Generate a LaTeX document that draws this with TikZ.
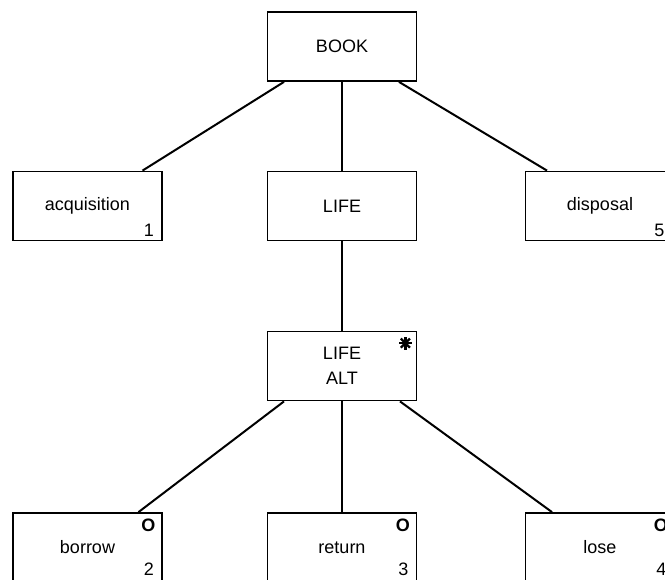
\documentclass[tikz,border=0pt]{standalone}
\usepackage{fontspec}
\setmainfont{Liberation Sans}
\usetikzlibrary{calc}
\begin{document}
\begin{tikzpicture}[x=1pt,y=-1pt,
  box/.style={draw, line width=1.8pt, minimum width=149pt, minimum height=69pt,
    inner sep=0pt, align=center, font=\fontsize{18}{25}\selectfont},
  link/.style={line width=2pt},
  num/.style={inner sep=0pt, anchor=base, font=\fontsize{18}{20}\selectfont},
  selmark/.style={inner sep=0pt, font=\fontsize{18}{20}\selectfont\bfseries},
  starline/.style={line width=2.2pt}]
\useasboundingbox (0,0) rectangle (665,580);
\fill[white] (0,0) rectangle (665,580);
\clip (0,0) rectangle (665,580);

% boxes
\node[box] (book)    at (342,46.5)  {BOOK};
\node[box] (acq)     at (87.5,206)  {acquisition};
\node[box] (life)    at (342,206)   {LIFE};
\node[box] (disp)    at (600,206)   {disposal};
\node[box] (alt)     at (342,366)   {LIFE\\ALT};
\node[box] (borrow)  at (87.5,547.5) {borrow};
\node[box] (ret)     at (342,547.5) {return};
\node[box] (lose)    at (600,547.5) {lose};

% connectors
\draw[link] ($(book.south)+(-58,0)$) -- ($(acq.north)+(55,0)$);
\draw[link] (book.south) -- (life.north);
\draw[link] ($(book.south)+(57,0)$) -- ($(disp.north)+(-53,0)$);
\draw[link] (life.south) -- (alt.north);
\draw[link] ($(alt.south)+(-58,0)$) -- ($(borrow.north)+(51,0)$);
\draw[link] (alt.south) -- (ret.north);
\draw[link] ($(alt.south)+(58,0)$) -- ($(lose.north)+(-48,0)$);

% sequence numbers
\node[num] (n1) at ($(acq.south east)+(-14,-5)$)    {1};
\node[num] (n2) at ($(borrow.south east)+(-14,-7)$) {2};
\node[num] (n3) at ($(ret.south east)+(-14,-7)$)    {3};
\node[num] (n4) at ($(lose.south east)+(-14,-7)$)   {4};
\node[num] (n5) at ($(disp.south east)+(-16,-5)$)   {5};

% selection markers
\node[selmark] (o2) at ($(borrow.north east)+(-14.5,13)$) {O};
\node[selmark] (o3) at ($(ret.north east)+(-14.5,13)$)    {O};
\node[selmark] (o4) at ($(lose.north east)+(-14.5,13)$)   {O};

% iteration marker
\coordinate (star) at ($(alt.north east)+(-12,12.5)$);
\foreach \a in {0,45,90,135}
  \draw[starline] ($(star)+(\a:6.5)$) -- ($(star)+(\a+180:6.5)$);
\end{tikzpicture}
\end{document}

—————

- _What the exercise asks_
Begin at the first line of the material and copy each line exactly through the one containing "(n5) at ($(disp.south". Omit pictures.

- _Worked answer_
Generate a LaTeX document that draws this with TikZ.
\documentclass[tikz,border=0pt]{standalone}
\usepackage{fontspec}
\setmainfont{Liberation Sans}
\usetikzlibrary{calc}
\begin{document}
\begin{tikzpicture}[x=1pt,y=-1pt,
  box/.style={draw, line width=1.8pt, minimum width=149pt, minimum height=69pt,
    inner sep=0pt, align=center, font=\fontsize{18}{25}\selectfont},
  link/.style={line width=2pt},
  num/.style={inner sep=0pt, anchor=base, font=\fontsize{18}{20}\selectfont},
  selmark/.style={inner sep=0pt, font=\fontsize{18}{20}\selectfont\bfseries},
  starline/.style={line width=2.2pt}]
\useasboundingbox (0,0) rectangle (665,580);
\fill[white] (0,0) rectangle (665,580);
\clip (0,0) rectangle (665,580);

% boxes
\node[box] (book)    at (342,46.5)  {BOOK};
\node[box] (acq)     at (87.5,206)  {acquisition};
\node[box] (life)    at (342,206)   {LIFE};
\node[box] (disp)    at (600,206)   {disposal};
\node[box] (alt)     at (342,366)   {LIFE\\ALT};
\node[box] (borrow)  at (87.5,547.5) {borrow};
\node[box] (ret)     at (342,547.5) {return};
\node[box] (lose)    at (600,547.5) {lose};

% connectors
\draw[link] ($(book.south)+(-58,0)$) -- ($(acq.north)+(55,0)$);
\draw[link] (book.south) -- (life.north);
\draw[link] ($(book.south)+(57,0)$) -- ($(disp.north)+(-53,0)$);
\draw[link] (life.south) -- (alt.north);
\draw[link] ($(alt.south)+(-58,0)$) -- ($(borrow.north)+(51,0)$);
\draw[link] (alt.south) -- (ret.north);
\draw[link] ($(alt.south)+(58,0)$) -- ($(lose.north)+(-48,0)$);

% sequence numbers
\node[num] (n1) at ($(acq.south east)+(-14,-5)$)    {1};
\node[num] (n2) at ($(borrow.south east)+(-14,-7)$) {2};
\node[num] (n3) at ($(ret.south east)+(-14,-7)$)    {3};
\node[num] (n4) at ($(lose.south east)+(-14,-7)$)   {4};
\node[num] (n5) at ($(disp.south east)+(-16,-5)$)   {5};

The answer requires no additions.